TASK DATA ->
▶

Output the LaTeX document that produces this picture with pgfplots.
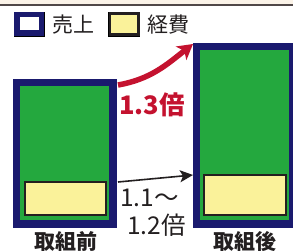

◀
▶

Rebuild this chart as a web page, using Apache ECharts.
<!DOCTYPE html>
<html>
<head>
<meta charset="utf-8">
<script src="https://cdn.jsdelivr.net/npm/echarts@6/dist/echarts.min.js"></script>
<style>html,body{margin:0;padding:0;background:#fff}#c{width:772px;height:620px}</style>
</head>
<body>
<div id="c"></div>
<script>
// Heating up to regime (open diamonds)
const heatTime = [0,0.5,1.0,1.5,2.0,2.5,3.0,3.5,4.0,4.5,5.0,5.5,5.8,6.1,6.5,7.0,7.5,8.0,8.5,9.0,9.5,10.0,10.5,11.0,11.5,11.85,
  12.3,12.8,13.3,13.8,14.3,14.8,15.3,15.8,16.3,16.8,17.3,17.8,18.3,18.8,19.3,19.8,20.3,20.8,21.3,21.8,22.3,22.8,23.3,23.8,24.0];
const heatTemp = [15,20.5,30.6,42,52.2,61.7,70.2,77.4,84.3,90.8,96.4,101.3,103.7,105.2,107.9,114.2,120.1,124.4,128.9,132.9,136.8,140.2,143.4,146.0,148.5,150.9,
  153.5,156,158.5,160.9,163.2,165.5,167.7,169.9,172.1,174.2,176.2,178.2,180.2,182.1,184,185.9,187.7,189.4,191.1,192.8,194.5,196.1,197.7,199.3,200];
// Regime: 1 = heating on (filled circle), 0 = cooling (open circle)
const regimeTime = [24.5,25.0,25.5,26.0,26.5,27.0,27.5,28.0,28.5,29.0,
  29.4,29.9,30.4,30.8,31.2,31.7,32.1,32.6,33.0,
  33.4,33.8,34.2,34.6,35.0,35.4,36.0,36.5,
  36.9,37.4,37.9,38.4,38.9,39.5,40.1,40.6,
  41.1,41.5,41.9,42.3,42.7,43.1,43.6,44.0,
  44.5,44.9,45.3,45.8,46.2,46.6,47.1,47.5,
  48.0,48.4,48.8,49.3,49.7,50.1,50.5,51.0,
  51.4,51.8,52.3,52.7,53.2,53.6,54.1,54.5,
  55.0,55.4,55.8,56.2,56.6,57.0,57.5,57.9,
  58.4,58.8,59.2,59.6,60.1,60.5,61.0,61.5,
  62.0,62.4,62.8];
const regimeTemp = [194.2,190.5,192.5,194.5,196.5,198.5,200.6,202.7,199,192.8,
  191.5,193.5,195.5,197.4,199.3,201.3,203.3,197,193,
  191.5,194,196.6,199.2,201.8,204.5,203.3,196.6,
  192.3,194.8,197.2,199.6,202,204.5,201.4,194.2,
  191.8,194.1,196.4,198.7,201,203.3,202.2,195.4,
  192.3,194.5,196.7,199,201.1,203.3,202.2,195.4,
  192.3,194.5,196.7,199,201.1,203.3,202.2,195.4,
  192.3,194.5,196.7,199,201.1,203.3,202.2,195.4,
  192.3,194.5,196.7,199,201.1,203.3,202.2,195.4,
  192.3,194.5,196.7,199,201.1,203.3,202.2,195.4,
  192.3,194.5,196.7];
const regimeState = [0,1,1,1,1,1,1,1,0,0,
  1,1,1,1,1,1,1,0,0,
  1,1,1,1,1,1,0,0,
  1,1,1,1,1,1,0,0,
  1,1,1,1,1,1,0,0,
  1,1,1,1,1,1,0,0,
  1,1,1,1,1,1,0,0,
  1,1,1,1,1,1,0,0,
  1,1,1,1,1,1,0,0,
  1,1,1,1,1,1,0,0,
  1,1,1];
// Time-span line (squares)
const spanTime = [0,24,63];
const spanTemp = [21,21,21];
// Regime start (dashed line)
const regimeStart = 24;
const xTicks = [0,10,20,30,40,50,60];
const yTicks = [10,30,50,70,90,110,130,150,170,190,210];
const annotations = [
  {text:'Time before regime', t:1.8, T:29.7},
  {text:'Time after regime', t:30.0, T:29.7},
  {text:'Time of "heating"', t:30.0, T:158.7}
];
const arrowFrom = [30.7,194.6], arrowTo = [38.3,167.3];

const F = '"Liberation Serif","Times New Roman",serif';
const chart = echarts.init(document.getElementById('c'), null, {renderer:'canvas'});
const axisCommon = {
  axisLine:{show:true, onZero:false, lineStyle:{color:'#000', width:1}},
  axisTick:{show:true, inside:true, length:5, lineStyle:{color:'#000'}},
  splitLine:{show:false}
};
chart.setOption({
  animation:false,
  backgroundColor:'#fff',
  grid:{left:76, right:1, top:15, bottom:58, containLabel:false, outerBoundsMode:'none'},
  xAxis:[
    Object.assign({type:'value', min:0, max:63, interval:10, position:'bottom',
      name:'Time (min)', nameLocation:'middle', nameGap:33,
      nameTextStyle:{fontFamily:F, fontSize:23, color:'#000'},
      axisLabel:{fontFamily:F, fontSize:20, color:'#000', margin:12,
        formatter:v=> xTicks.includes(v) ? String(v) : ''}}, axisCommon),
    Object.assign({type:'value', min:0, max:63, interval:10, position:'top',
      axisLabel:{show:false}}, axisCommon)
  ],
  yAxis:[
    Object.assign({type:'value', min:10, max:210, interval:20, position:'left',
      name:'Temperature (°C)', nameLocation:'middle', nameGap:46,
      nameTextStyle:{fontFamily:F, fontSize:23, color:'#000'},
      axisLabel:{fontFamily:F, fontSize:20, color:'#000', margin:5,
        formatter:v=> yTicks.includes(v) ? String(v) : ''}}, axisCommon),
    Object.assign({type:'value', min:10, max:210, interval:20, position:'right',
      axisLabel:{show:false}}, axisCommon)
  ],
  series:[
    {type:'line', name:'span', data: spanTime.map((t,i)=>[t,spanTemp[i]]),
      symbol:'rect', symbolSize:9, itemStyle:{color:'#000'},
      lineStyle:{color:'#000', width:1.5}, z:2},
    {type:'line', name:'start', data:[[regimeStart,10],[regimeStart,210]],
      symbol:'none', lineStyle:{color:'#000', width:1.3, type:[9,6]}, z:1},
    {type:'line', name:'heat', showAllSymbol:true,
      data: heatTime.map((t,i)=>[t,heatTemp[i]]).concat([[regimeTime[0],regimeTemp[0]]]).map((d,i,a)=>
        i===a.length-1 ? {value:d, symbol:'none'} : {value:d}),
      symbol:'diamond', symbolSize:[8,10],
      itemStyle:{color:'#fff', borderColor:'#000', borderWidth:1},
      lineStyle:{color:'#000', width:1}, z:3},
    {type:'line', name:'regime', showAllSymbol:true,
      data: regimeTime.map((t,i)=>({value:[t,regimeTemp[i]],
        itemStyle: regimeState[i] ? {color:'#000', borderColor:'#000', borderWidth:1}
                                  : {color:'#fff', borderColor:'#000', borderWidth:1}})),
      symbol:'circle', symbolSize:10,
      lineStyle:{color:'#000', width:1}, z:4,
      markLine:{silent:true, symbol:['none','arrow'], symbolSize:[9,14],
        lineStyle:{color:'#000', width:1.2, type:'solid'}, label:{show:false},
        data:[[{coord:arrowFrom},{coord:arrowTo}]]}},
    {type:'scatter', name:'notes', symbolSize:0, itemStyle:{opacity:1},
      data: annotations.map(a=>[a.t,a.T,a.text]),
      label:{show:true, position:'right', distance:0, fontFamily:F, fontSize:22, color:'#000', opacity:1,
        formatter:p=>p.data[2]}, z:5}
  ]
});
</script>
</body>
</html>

◀

GIVEN PROBLEM ->
All lines above containing the string "this" are to be collected.

WRITTEN REPLY ->
Output the LaTeX document that produces this picture with pgfplots.
Rebuild this chart as a web page, using Apache ECharts.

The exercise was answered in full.